= Directions =
Give every line below again, exactly.

= Recorded data =
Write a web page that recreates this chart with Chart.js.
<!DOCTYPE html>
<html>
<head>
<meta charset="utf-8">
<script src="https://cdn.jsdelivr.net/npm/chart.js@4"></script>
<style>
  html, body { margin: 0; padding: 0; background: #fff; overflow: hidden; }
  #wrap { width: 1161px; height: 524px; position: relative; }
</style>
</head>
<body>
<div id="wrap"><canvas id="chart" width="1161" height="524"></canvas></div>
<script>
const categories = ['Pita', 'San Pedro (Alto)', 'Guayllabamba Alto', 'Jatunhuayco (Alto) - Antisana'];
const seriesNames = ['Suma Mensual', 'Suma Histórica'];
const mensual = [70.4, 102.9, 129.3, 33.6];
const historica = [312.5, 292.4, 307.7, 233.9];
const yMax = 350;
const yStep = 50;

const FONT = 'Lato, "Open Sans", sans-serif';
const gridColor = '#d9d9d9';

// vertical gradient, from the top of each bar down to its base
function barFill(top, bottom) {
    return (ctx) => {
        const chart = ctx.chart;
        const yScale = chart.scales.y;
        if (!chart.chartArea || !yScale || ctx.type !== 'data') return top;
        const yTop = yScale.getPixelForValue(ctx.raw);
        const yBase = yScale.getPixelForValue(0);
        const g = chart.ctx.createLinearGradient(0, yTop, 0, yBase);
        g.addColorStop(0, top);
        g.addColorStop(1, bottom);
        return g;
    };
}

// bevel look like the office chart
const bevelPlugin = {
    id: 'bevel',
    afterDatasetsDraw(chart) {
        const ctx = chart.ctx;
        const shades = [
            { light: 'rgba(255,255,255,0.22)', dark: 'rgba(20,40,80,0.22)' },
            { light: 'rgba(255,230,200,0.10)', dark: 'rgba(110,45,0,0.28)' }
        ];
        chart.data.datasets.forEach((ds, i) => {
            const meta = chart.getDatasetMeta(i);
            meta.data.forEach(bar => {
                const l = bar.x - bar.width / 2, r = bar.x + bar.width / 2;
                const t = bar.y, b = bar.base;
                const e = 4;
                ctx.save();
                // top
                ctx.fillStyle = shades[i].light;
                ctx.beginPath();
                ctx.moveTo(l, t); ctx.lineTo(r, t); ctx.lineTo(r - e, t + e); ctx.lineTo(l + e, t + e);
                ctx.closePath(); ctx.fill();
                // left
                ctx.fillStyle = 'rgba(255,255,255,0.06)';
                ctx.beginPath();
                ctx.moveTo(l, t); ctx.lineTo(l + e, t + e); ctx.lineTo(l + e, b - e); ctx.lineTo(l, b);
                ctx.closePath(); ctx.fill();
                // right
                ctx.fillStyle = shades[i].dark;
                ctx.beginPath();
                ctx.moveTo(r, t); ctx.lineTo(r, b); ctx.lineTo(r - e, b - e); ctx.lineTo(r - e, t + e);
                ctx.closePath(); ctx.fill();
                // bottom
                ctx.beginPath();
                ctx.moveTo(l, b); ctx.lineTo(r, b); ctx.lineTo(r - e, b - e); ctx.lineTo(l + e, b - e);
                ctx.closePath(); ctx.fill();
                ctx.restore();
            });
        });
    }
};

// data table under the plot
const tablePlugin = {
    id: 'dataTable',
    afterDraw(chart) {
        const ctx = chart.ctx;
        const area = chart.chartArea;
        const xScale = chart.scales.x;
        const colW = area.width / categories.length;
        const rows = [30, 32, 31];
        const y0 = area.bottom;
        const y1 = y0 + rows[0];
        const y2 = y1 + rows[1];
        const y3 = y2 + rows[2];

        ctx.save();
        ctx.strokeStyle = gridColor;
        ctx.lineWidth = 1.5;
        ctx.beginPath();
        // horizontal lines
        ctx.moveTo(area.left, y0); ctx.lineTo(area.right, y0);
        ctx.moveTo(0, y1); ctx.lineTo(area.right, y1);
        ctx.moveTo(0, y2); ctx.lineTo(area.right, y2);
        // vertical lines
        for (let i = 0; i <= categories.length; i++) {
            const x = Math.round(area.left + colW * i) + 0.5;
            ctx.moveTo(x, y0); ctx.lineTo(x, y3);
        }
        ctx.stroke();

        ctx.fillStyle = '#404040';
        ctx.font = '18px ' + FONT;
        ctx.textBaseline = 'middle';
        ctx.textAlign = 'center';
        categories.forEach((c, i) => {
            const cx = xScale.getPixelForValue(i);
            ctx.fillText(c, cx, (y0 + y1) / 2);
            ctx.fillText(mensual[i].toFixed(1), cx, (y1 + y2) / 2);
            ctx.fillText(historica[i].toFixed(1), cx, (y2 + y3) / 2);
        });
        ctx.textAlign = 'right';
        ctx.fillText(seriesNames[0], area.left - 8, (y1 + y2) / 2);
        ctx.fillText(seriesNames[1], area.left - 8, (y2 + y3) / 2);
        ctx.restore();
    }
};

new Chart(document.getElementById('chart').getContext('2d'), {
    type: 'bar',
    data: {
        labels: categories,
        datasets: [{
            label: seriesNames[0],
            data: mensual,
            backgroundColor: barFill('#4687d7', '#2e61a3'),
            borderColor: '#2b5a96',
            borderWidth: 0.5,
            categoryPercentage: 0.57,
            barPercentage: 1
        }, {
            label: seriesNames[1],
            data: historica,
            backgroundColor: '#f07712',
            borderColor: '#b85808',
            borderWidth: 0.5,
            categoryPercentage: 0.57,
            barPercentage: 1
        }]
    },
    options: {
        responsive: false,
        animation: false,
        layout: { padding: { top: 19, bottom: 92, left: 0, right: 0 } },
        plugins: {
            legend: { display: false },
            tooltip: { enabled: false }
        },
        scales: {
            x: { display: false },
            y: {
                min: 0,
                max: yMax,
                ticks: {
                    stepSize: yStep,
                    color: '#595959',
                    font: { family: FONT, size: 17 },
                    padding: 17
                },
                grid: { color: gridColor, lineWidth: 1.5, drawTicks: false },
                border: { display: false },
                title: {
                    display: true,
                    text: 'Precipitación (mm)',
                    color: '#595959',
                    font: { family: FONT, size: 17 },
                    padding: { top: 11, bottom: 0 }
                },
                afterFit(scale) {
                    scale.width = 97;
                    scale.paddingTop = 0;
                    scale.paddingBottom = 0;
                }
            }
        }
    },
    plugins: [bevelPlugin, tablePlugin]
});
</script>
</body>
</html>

= Answer =
Write a web page that recreates this chart with Chart.js.
<!DOCTYPE html>
<html>
<head>
<meta charset="utf-8">
<script src="https://cdn.jsdelivr.net/npm/chart.js@4"></script>
<style>
  html, body { margin: 0; padding: 0; background: #fff; overflow: hidden; }
  #wrap { width: 1161px; height: 524px; position: relative; }
</style>
</head>
<body>
<div id="wrap"><canvas id="chart" width="1161" height="524"></canvas></div>
<script>
const categories = ['Pita', 'San Pedro (Alto)', 'Guayllabamba Alto', 'Jatunhuayco (Alto) - Antisana'];
const seriesNames = ['Suma Mensual', 'Suma Histórica'];
const mensual = [70.4, 102.9, 129.3, 33.6];
const historica = [312.5, 292.4, 307.7, 233.9];
const yMax = 350;
const yStep = 50;

const FONT = 'Lato, "Open Sans", sans-serif';
const gridColor = '#d9d9d9';

// vertical gradient, from the top of each bar down to its base
function barFill(top, bottom) {
    return (ctx) => {
        const chart = ctx.chart;
        const yScale = chart.scales.y;
        if (!chart.chartArea || !yScale || ctx.type !== 'data') return top;
        const yTop = yScale.getPixelForValue(ctx.raw);
        const yBase = yScale.getPixelForValue(0);
        const g = chart.ctx.createLinearGradient(0, yTop, 0, yBase);
        g.addColorStop(0, top);
        g.addColorStop(1, bottom);
        return g;
    };
}

// bevel look like the office chart
const bevelPlugin = {
    id: 'bevel',
    afterDatasetsDraw(chart) {
        const ctx = chart.ctx;
        const shades = [
            { light: 'rgba(255,255,255,0.22)', dark: 'rgba(20,40,80,0.22)' },
            { light: 'rgba(255,230,200,0.10)', dark: 'rgba(110,45,0,0.28)' }
        ];
        chart.data.datasets.forEach((ds, i) => {
            const meta = chart.getDatasetMeta(i);
            meta.data.forEach(bar => {
                const l = bar.x - bar.width / 2, r = bar.x + bar.width / 2;
                const t = bar.y, b = bar.base;
                const e = 4;
                ctx.save();
                // top
                ctx.fillStyle = shades[i].light;
                ctx.beginPath();
                ctx.moveTo(l, t); ctx.lineTo(r, t); ctx.lineTo(r - e, t + e); ctx.lineTo(l + e, t + e);
                ctx.closePath(); ctx.fill();
                // left
                ctx.fillStyle = 'rgba(255,255,255,0.06)';
                ctx.beginPath();
                ctx.moveTo(l, t); ctx.lineTo(l + e, t + e); ctx.lineTo(l + e, b - e); ctx.lineTo(l, b);
                ctx.closePath(); ctx.fill();
                // right
                ctx.fillStyle = shades[i].dark;
                ctx.beginPath();
                ctx.moveTo(r, t); ctx.lineTo(r, b); ctx.lineTo(r - e, b - e); ctx.lineTo(r - e, t + e);
                ctx.closePath(); ctx.fill();
                // bottom
                ctx.beginPath();
                ctx.moveTo(l, b); ctx.lineTo(r, b); ctx.lineTo(r - e, b - e); ctx.lineTo(l + e, b - e);
                ctx.closePath(); ctx.fill();
                ctx.restore();
            });
        });
    }
};

// data table under the plot
const tablePlugin = {
    id: 'dataTable',
    afterDraw(chart) {
        const ctx = chart.ctx;
        const area = chart.chartArea;
        const xScale = chart.scales.x;
        const colW = area.width / categories.length;
        const rows = [30, 32, 31];
        const y0 = area.bottom;
        const y1 = y0 + rows[0];
        const y2 = y1 + rows[1];
        const y3 = y2 + rows[2];

        ctx.save();
        ctx.strokeStyle = gridColor;
        ctx.lineWidth = 1.5;
        ctx.beginPath();
        // horizontal lines
        ctx.moveTo(area.left, y0); ctx.lineTo(area.right, y0);
        ctx.moveTo(0, y1); ctx.lineTo(area.right, y1);
        ctx.moveTo(0, y2); ctx.lineTo(area.right, y2);
        // vertical lines
        for (let i = 0; i <= categories.length; i++) {
            const x = Math.round(area.left + colW * i) + 0.5;
            ctx.moveTo(x, y0); ctx.lineTo(x, y3);
        }
        ctx.stroke();

        ctx.fillStyle = '#404040';
        ctx.font = '18px ' + FONT;
        ctx.textBaseline = 'middle';
        ctx.textAlign = 'center';
        categories.forEach((c, i) => {
            const cx = xScale.getPixelForValue(i);
            ctx.fillText(c, cx, (y0 + y1) / 2);
            ctx.fillText(mensual[i].toFixed(1), cx, (y1 + y2) / 2);
            ctx.fillText(historica[i].toFixed(1), cx, (y2 + y3) / 2);
        });
        ctx.textAlign = 'right';
        ctx.fillText(seriesNames[0], area.left - 8, (y1 + y2) / 2);
        ctx.fillText(seriesNames[1], area.left - 8, (y2 + y3) / 2);
        ctx.restore();
    }
};

new Chart(document.getElementById('chart').getContext('2d'), {
    type: 'bar',
    data: {
        labels: categories,
        datasets: [{
            label: seriesNames[0],
            data: mensual,
            backgroundColor: barFill('#4687d7', '#2e61a3'),
            borderColor: '#2b5a96',
            borderWidth: 0.5,
            categoryPercentage: 0.57,
            barPercentage: 1
        }, {
            label: seriesNames[1],
            data: historica,
            backgroundColor: '#f07712',
            borderColor: '#b85808',
            borderWidth: 0.5,
            categoryPercentage: 0.57,
            barPercentage: 1
        }]
    },
    options: {
        responsive: false,
        animation: false,
        layout: { padding: { top: 19, bottom: 92, left: 0, right: 0 } },
        plugins: {
            legend: { display: false },
            tooltip: { enabled: false }
        },
        scales: {
            x: { display: false },
            y: {
                min: 0,
                max: yMax,
                ticks: {
                    stepSize: yStep,
                    color: '#595959',
                    font: { family: FONT, size: 17 },
                    padding: 17
                },
                grid: { color: gridColor, lineWidth: 1.5, drawTicks: false },
                border: { display: false },
                title: {
                    display: true,
                    text: 'Precipitación (mm)',
                    color: '#595959',
                    font: { family: FONT, size: 17 },
                    padding: { top: 11, bottom: 0 }
                },
                afterFit(scale) {
                    scale.width = 97;
                    scale.paddingTop = 0;
                    scale.paddingBottom = 0;
                }
            }
        }
    },
    plugins: [bevelPlugin, tablePlugin]
});
</script>
</body>
</html>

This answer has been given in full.